The rich dark chocolate and creamy, one-of-a-kind icing in this recipe are worthy of the lords and ladies of Downton Abbey. While later made famous by chef Julia Child, this cake was enjoyed in Europe — and made by chefs like Mrs. Patmore — for years before Julia Child came around.
Preheat oven to 350 degrees. Butter and flour one 8-inch round baking pan.
Place the chocolate and ground coffee in the top of a double-boiler. Stir until chocolate is thoroughly melted, then remove from heat.
Cream together the butter and sugar for several minutes until they form a pale fluffy mixture.
In a small bowl, beat together the egg yolks with the vanilla extract, then add to the butter-sugar mixture and thoroughly combine.
In another small bowl, beat the egg whites and salt together until soft peaks are formed.

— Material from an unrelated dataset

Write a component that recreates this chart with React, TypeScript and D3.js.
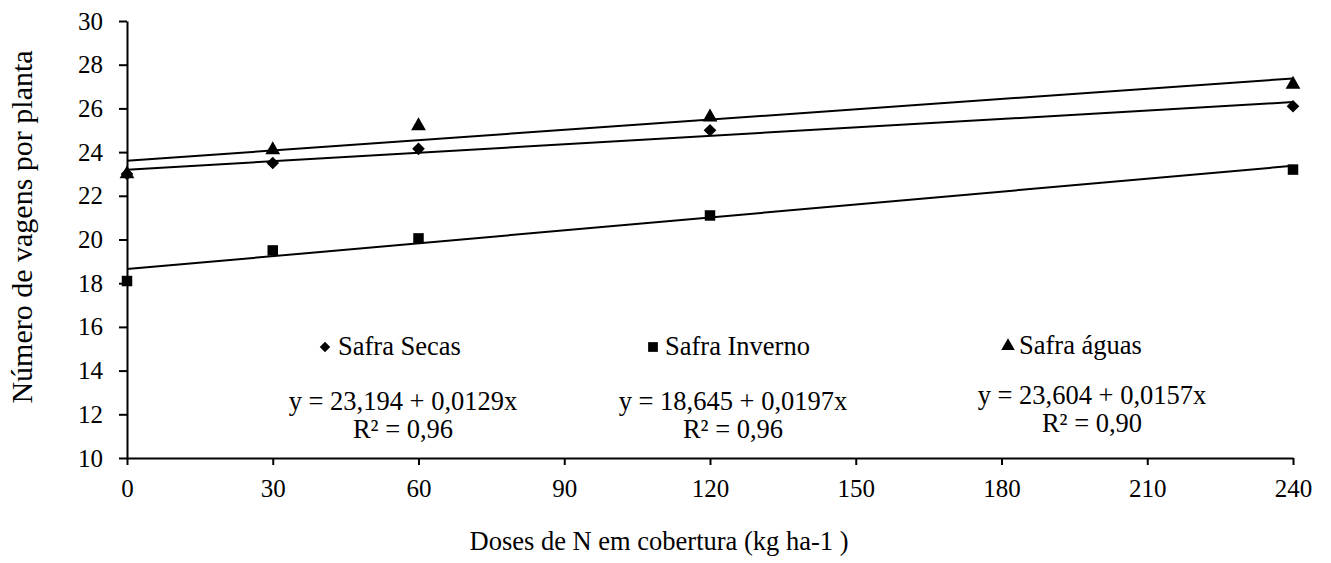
import * as d3 from 'd3';
import { useEffect, useRef } from 'react';

// Doses de N (kg/ha)
const doses = [0, 30, 60, 120, 240];

// Número de vagens por planta
const secas = [23.0, 23.5, 24.15, 25.0, 26.1];
const inverno = [18.1, 19.5, 20.05, 21.1, 23.2];
const aguas = [23.0, 24.1, 25.2, 25.6, 27.1];

// regression coefficients [intercept, slope]
const secasFit = [23.194, 0.0129];
const invernoFit = [18.645, 0.0197];
const aguasFit = [23.604, 0.0157];

const seriesNames = ['Safra Secas', 'Safra Inverno', 'Safra águas'];
const equations = ['y = 23,194 + 0,0129x', 'y = 18,645 + 0,0197x', 'y = 23,604 + 0,0157x'];
const r2Labels = ['R² = 0,96', 'R² = 0,96', 'R² = 0,90'];

const xTicks = [0, 30, 60, 90, 120, 150, 180, 210, 240];
const yTicks = [10, 12, 14, 16, 18, 20, 22, 24, 26, 28, 30];

const WIDTH = 1331;
const HEIGHT = 563;
const MARGIN = { top: 21, right: 38, bottom: 105, left: 127 };
const FONT = 'Liberation Serif, Times New Roman, serif';
const TICK_SIZE = 25;
const TEXT_SIZE = 26.5;

const boundsWidth = WIDTH - MARGIN.left - MARGIN.right;
const boundsHeight = HEIGHT - MARGIN.top - MARGIN.bottom;

const xScale = d3.scaleLinear().domain([0, 240]).range([0, boundsWidth]);
const yScale = d3.scaleLinear().domain([10, 30]).range([boundsHeight, 0]);

const diamond = d3.symbol(d3.symbolSquare, 80)();
const square = d3.symbol(d3.symbolSquare, 110)();
const triangle = d3.symbol(d3.symbolTriangle, 95)();
const legendDiamond = d3.symbol(d3.symbolSquare, 55)();
const legendSquare = d3.symbol(d3.symbolSquare, 95)();
const legendTriangle = d3.symbol(d3.symbolTriangle, 80)();

const series = [
  { values: secas, fit: secasFit, path: diamond, legendPath: legendDiamond, rotate: 45 },
  { values: inverno, fit: invernoFit, path: square, legendPath: legendSquare, rotate: 0 },
  { values: aguas, fit: aguasFit, path: triangle, legendPath: legendTriangle, rotate: 0 },
];

// legend / equation anchor positions
const legendPos = [
  { x: 325, y: 347, tx: 338, eqX: 403, eqY: 410, r2Y: 438 },
  { x: 653, y: 347, tx: 665, eqX: 733, eqY: 410, r2Y: 438 },
  { x: 1008, y: 346, tx: 1019, eqX: 1092, eqY: 404, r2Y: 432 },
];

export default function App() {
  const axesRef = useRef<SVGGElement | null>(null);

  useEffect(() => {
    const g = d3.select(axesRef.current);
    g.selectAll('*').remove();

    const xAxis = d3
      .axisBottom(xScale)
      .tickValues(xTicks)
      .tickSize(7)
      .tickSizeOuter(0)
      .tickPadding(14);
    const xg = g.append('g').attr('transform', `translate(0, ${boundsHeight})`).call(xAxis);

    const yAxis = d3
      .axisLeft(yScale)
      .tickValues(yTicks)
      .tickSize(8)
      .tickSizeOuter(0)
      .tickPadding(16);
    const yg = g.append('g').call(yAxis);

    [xg, yg].forEach((a) => {
      a.attr('font-family', FONT).attr('font-size', TICK_SIZE);
      a.select('.domain').attr('stroke', '#000').attr('stroke-width', 2);
      a.selectAll('.tick line').attr('stroke', '#000').attr('stroke-width', 2);
      a.selectAll('.tick text').attr('fill', '#000');
    });
  }, []);

  return (
    <svg
      width={WIDTH}
      height={HEIGHT}
      style={{ position: 'absolute', left: 0, top: 0, background: '#fff' }}
      fontFamily={FONT}
      fontSize={TEXT_SIZE}
    >
      <g transform={`translate(${MARGIN.left},${MARGIN.top})`}>
        {series.map((s, i) => (
          <g key={i}>
            <line
              x1={xScale(0)}
              x2={xScale(240)}
              y1={yScale(s.fit[0])}
              y2={yScale(s.fit[0] + s.fit[1] * 240)}
              stroke="#000"
              strokeWidth={2}
            />
            {s.values.map((v, j) => (
              <path
                key={j}
                d={s.path as string}
                fill="#000"
                transform={`translate(${xScale(doses[j])},${yScale(v)}) rotate(${s.rotate})`}
              />
            ))}
          </g>
        ))}
      </g>
      <g ref={axesRef} transform={`translate(${MARGIN.left},${MARGIN.top})`} />

      {/* legend and equations */}
      {series.map((s, i) => (
        <g key={i} fill="#000">
          <path
            d={s.legendPath as string}
            transform={`translate(${legendPos[i].x},${legendPos[i].y}) rotate(${s.rotate})`}
          />
          <text x={legendPos[i].tx} y={legendPos[i].y + 8}>
            {seriesNames[i]}
          </text>
          <text x={legendPos[i].eqX} y={legendPos[i].eqY} textAnchor="middle">
            {equations[i]}
          </text>
          <text x={legendPos[i].eqX} y={legendPos[i].r2Y} textAnchor="middle">
            {r2Labels[i]}
          </text>
        </g>
      ))}

      <text x={659} y={550} textAnchor="middle" fontSize={26.5}>
        Doses de N em cobertura (kg ha-1 )
      </text>
      <text transform="translate(32, 227) rotate(-90)" textAnchor="middle" fontSize={30}>
        Número de vagens por planta
      </text>
    </svg>
  );
}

Pour the melted chocolate into the butter-sugar mixture and thoroughly mix. Then mix in almonds and almond extract. Immediately stir in a quarter of the egg-white mixture so as to lighten the cake. Then mix in the cake flour in small amounts, alternating with the rest of the egg whites.
Turn the batter into the cake pan, then bake in preheated oven for 25-30 minutes. The cake is done when it has puffed and a toothpick inserted around the circumference comes out clean while another stuck in the middle comes out slightly oily.
Allow the cake to cool for 15 minutes. Loosen the cake rim with a knife, then reverse it onto a cooling rack. Allow to thoroughly cool for 1-2 hours before icing.
Mix together the chocolate and espresso powder in the top of a double-boiler. Stir until the chocolate is melted. Remove from the heat and let the chocolate cool until tepid.
In a medium-sized bowl, mix together the sour cream, corn syrup, salt, and vanilla extract. Slowly add the chocolate and stir quickly until the mixture is uniform. Let the icing cool in refrigerator until it is a spreadable consistency, no more than 25 minutes. Spread over the cake with a spatula and then decorate with a design of chopped almonds.